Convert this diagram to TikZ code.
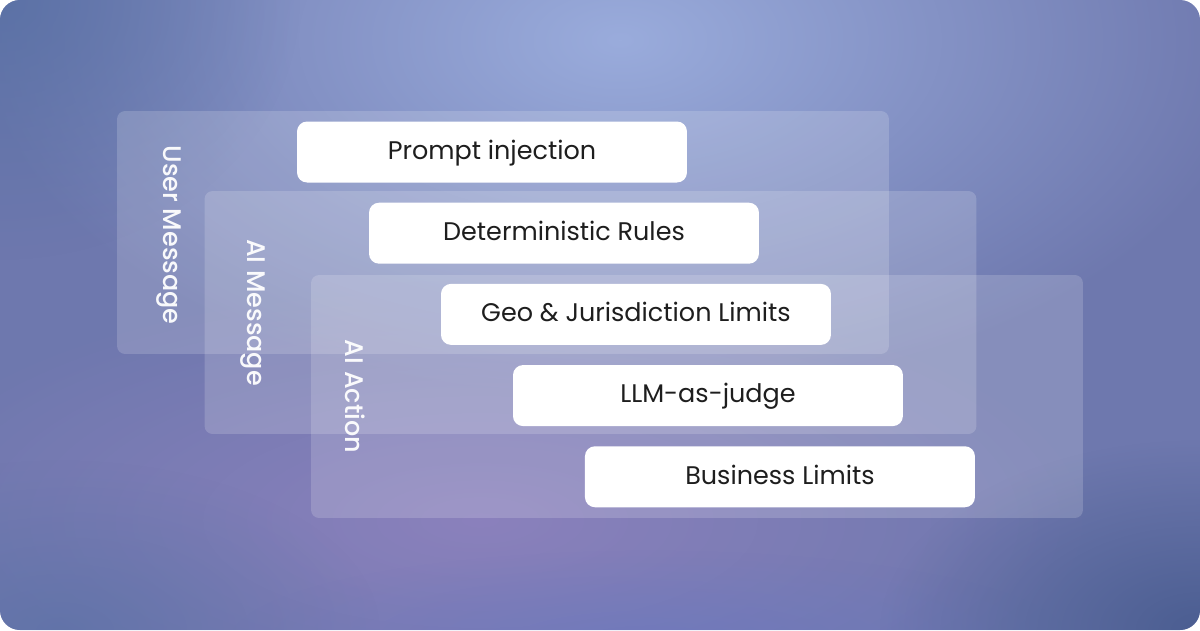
\documentclass[tikz,border=0pt]{standalone}
\usepackage{fontspec}
\setmainfont{Poppins}
\newfontfamily\titlefont{Poppins Medium}
\usetikzlibrary{positioning,fadings}
\definecolor{bgbase}{HTML}{6E78AE}
\definecolor{glowtop}{HTML}{9AACDC}
\definecolor{glowlow}{HTML}{8E82BE}
\definecolor{bottomblue}{HTML}{6A78C0}
\definecolor{corner}{HTML}{42578A}
\definecolor{cornerlight}{HTML}{5770A4}
\definecolor{pilltext}{HTML}{1E1E1E}
\tikzfading[name=glow, inner color=transparent!0, outer color=transparent!100]

\begin{document}
\begin{tikzpicture}[x=0.02cm,y=-0.02cm,
    layer/.style={fill=white,fill opacity=0.17,rounded corners=1.6mm,
                  minimum width=15.44cm,minimum height=4.86cm,inner sep=0pt},
    layertitle/.style={text=white,text opacity=0.95,rotate=-90,
                       font=\titlefont\fontsize{14.5}{18}\selectfont},
    pill/.style={fill=white,rounded corners=2mm,minimum width=7.8cm,
                 minimum height=1.22cm,inner sep=0pt,text=pilltext,
                 text height=0.84em,text depth=0pt,
                 font=\fontsize{14.5}{17}\selectfont}]
  % background
  \useasboundingbox (0,0) rectangle (1200,630);
  \fill[white] (0,0) rectangle (1200,630);
  \begin{scope}
    \clip[rounded corners=4mm] (0,0) rectangle (1200,630);
    \fill[bgbase] (0,0) rectangle (1200,630);
    \fill[glowtop,path fading=glow] (620,40) ellipse (640 and 360);
    \fill[glowlow,path fading=glow,opacity=0.9] (480,520) ellipse (620 and 240);
    \fill[bottomblue,path fading=glow,opacity=0.6] (650,640) ellipse (420 and 90);
    \fill[corner,path fading=glow,opacity=0.8] (1200,630) ellipse (320 and 190);
    \fill[cornerlight,path fading=glow,opacity=0.8] (0,0) ellipse (300 and 260);
    \fill[cornerlight,path fading=glow,opacity=0.6] (60,630) ellipse (320 and 170);
  \end{scope}

  % layers
  \node[layer] (user) at (503,232.5) {};
  \node[layer] (aimsg) at (590.5,312.5) {};
  \node[layer] (aiact) at (697,396.5) {};
  \node[layertitle] (usertitle) at ([xshift=1.04cm,yshift=-0.05cm]user.west) {User Message};
  \node[layertitle] (aimsgtitle) at ([xshift=0.98cm]aimsg.west) {AI Message};
  \node[layertitle] (aiacttitle) at ([xshift=0.88cm]aiact.west) {AI Action};

  % checks
  \node[pill] (prompt) at (492,152) {Prompt injection};
  \node[pill,below=0.39cm of prompt,xshift=1.44cm] (rules) {Deterministic Rules};
  \node[pill,below=0.39cm of rules,xshift=1.44cm] (geo) {Geo \& Jurisdiction Limits};
  \node[pill,below=0.39cm of geo,xshift=1.44cm] (judge) {LLM-as-judge};
  \node[pill,below=0.39cm of judge,xshift=1.44cm] (business) {Business Limits};
\end{tikzpicture}
\end{document}
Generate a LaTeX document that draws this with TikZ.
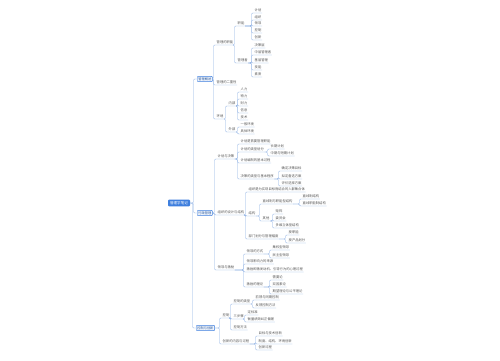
\documentclass[tikz,border=0pt]{standalone}
\usepackage{fontspec}
\newfontfamily\cjk{Noto Sans CJK SC}
\usetikzlibrary{calc}
\definecolor{lc}{HTML}{8DB0E4}
\definecolor{bc}{HTML}{3F7FDE}
\definecolor{tc}{HTML}{555555}
\definecolor{bf}{HTML}{EEF4FD}
\tikzset{
 conn/.style={draw=lc, line width=0.4pt, rounded corners=1.2pt},
 leaf/.style={anchor=south west, yshift=-2pt, inner xsep=0.5pt, inner ysep=0.7pt, font=\cjk\fontsize{3.3}{3.6}\selectfont, text=tc},
 lvone/.style={anchor=west, draw=bc, fill=bf, rounded corners=0.8pt, line width=0.4pt, inner xsep=1.2pt, inner ysep=1.2pt, font=\cjk\fontsize{3.2}{3.6}\selectfont, text=bc!70!black},
 rootbox/.style={fill=bc, text=white, rounded corners=0.8pt, inner xsep=2pt, inner ysep=1.6pt, font=\cjk\fontsize{3.6}{4}\selectfont},
}
\newcommand\ul[2]{\draw[conn] (#1) -| ($(#2.south west)+(-2.5,0)$) -- (#2.south west) -- (#2.south east);}
\newcommand\bx[2]{\draw[conn] (#1) -| ($(#2.west)+(-3.5,0)$) -- (#2.west);}
\begin{document}
\begin{tikzpicture}[x=1pt,y=-1pt]
\fill[white] (0,0) rectangle (500,360);
\path[use as bounding box] (0,0) rectangle (500,360);
% root and level 1
\node[rootbox] (r) at (179,203) {管理学笔记};
\node[lvone] (A) at (197,79) {管理概述};
\node[lvone] (B) at (197,213) {行政管理};
\node[lvone] (C) at (196,328) {控制与创新};
\bx{r.east}{A}\bx{r.east}{B}\bx{r.east}{C}
% branch A
\node[leaf] (A1) at (216,43) {管理的职能};
\node[leaf] (A2) at (216,83) {管理的二重性};
\node[leaf] (A3) at (216,117) {环境};
\ul{A.east}{A1}\ul{A.east}{A2}\ul{A.east}{A3}
\node[leaf] (A1a) at (237,24) {职能};
\node[leaf] (A1b) at (237,61) {管理者};
\ul{A1.south east}{A1a}\ul{A1.south east}{A1b}
\node[leaf] (A1a1) at (254,11) {计划};
\node[leaf] (A1a2) at (254,18) {组织};
\node[leaf] (A1a3) at (254,24) {领导};
\node[leaf] (A1a4) at (254,31) {控制};
\node[leaf] (A1a5) at (254,38) {创新};
\foreach \n in {1,...,5}{\ul{A1a.south east}{A1a\n}}
\node[leaf] (A1b1) at (254,46) {决策层};
\node[leaf] (A1b2) at (254,53) {中层管理者};
\node[leaf] (A1b3) at (254,61) {基层管理};
\node[leaf] (A1b4) at (254,68) {技能};
\node[leaf] (A1b5) at (254,75) {素质};
\foreach \n in {1,...,5}{\ul{A1b.south east}{A1b\n}}
\node[leaf] (A3a) at (228,104) {内部};
\node[leaf] (A3b) at (228,130) {外部};
\ul{A3.south east}{A3a}\ul{A3.south east}{A3b}
\node[leaf] (A3a1) at (240,90) {人力};
\node[leaf] (A3a2) at (240,97) {物力};
\node[leaf] (A3a3) at (240,104) {财力};
\node[leaf] (A3a4) at (240,111) {信息};
\node[leaf] (A3a5) at (240,118) {技术};
\foreach \n in {1,...,5}{\ul{A3a.south east}{A3a\n}}
\node[leaf] (A3b1) at (240,125) {一般环境};
\node[leaf] (A3b2) at (240,132) {具体环境};
\ul{A3b.south east}{A3b1}\ul{A3b.south east}{A3b2}
% branch B
\node[leaf] (B1) at (217,157) {计划与决策};
\node[leaf] (B2) at (217,213) {组织的设计与结构};
\node[leaf] (B3) at (217,268) {领导与激励};
\ul{B.east}{B1}\ul{B.east}{B2}\ul{B.east}{B3}
\node[leaf] (B1a) at (240,142) {计划是首要管理职能};
\node[leaf] (B1b) at (240,150) {计划的类型划分};
\node[leaf] (B1c) at (240,161) {计划编制的基本过程};
\node[leaf] (B1d) at (240,177) {决策的类型与基本程序};
\ul{B1.south east}{B1a}\ul{B1.south east}{B1b}\ul{B1.south east}{B1c}\ul{B1.south east}{B1d}
\node[leaf] (B1b1) at (270,147) {长期计划};
\node[leaf] (B1b2) at (270,154) {中期与短期计划};
\ul{B1b.south east}{B1b1}\ul{B1b.south east}{B1b2}
\node[leaf] (B1d1) at (281,169) {确定决策目标};
\node[leaf] (B1d2) at (281,177) {拟定备选方案};
\node[leaf] (B1d3) at (281,184) {评价选择方案};
\ul{B1d.south east}{B1d1}\ul{B1d.south east}{B1d2}\ul{B1d.south east}{B1d3}
\node[leaf] (B2a) at (248,190) {组织是为实现目标而结合的人群集合体};
\node[leaf] (B2b) at (248,214) {结构};
\node[leaf] (B2c) at (248,237) {部门划分与管理幅度};
\ul{B2.south east}{B2a}\ul{B2.south east}{B2b}\ul{B2.south east}{B2c}
\node[leaf] (B2b1) at (262,202) {直线制与职能型结构};
\node[leaf] (B2b2) at (262,219) {其他};
\ul{B2b.south east}{B2b1}\ul{B2b.south east}{B2b2}
\node[leaf] (B2b1a) at (302,197) {直线制结构};
\node[leaf] (B2b1b) at (302,204) {直线职能制结构};
\ul{B2b1.south east}{B2b1a}\ul{B2b1.south east}{B2b1b}
\node[leaf] (B2b2a) at (275,212) {矩阵};
\node[leaf] (B2b2b) at (275,219) {委员会};
\node[leaf] (B2b2c) at (275,226) {多维立体型结构};
\ul{B2b2.south east}{B2b2a}\ul{B2b2.south east}{B2b2b}\ul{B2b2.south east}{B2b2c}
\node[leaf] (B2c1) at (288,233) {按职能};
\node[leaf] (B2c2) at (288,241) {按产品划分};
\ul{B2c.south east}{B2c1}\ul{B2c.south east}{B2c2}
\node[leaf] (B3a) at (246,252) {领导的方式};
\node[leaf] (B3b) at (246,262) {领导影响力的来源};
\node[leaf] (B3c) at (246,270) {激励即激发动机、引导行为的心理过程};
\node[leaf] (B3d) at (246,285) {激励的理论};
\ul{B3.south east}{B3a}\ul{B3.south east}{B3b}\ul{B3.south east}{B3c}\ul{B3.south east}{B3d}
\node[leaf] (B3a1) at (272,248) {集权型领导};
\node[leaf] (B3a2) at (272,256) {民主型领导};
\ul{B3a.south east}{B3a1}\ul{B3a.south east}{B3a2}
\node[leaf] (B3d1) at (272,278) {需要论};
\node[leaf] (B3d2) at (272,285) {双因素论};
\node[leaf] (B3d3) at (272,292) {期望理论与公平理论};
\ul{B3d.south east}{B3d1}\ul{B3d.south east}{B3d2}\ul{B3d.south east}{B3d3}
% branch C
\node[leaf] (C1) at (222,316) {控制};
\node[leaf] (C2) at (222,342) {创新的内容与过程};
\ul{C.east}{C1}\ul{C.east}{C2}
\node[leaf] (C1a) at (233,302) {控制的类型};
\node[leaf] (C1b) at (233,317) {三步骤};
\node[leaf] (C1c) at (233,328) {控制方法};
\ul{C1.south east}{C1a}\ul{C1.south east}{C1b}\ul{C1.south east}{C1c}
\node[leaf] (C1a1) at (255,298) {前馈与同期控制};
\node[leaf] (C1a2) at (255,306) {反馈控制方法};
\ul{C1a.south east}{C1a1}\ul{C1a.south east}{C1a2}
\node[leaf] (C1b1) at (247,313) {定标准};
\node[leaf] (C1b2) at (247,320) {衡量绩效纠正偏差};
\ul{C1b.south east}{C1b1}\ul{C1b.south east}{C1b2}
\node[leaf] (C21) at (258,334) {目标与技术创新};
\node[leaf] (C22) at (258,342) {制度、结构、环境创新};
\node[leaf] (C23) at (258,348) {创新过程};
\ul{C2.south east}{C21}\ul{C2.south east}{C22}\ul{C2.south east}{C23}
\end{tikzpicture}
\end{document}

########

_Task description:_
Copy nothing but the lines from the top of the data down to the line containing "color=transparent!0, outer color=transparent!100]", and leave the pictures out.

_Exercise result:_
Convert this diagram to TikZ code.
\documentclass[tikz,border=0pt]{standalone}
\usepackage{fontspec}
\setmainfont{Poppins}
\newfontfamily\titlefont{Poppins Medium}
\usetikzlibrary{positioning,fadings}
\definecolor{bgbase}{HTML}{6E78AE}
\definecolor{glowtop}{HTML}{9AACDC}
\definecolor{glowlow}{HTML}{8E82BE}
\definecolor{bottomblue}{HTML}{6A78C0}
\definecolor{corner}{HTML}{42578A}
\definecolor{cornerlight}{HTML}{5770A4}
\definecolor{pilltext}{HTML}{1E1E1E}
\tikzfading[name=glow, inner color=transparent!0, outer color=transparent!100]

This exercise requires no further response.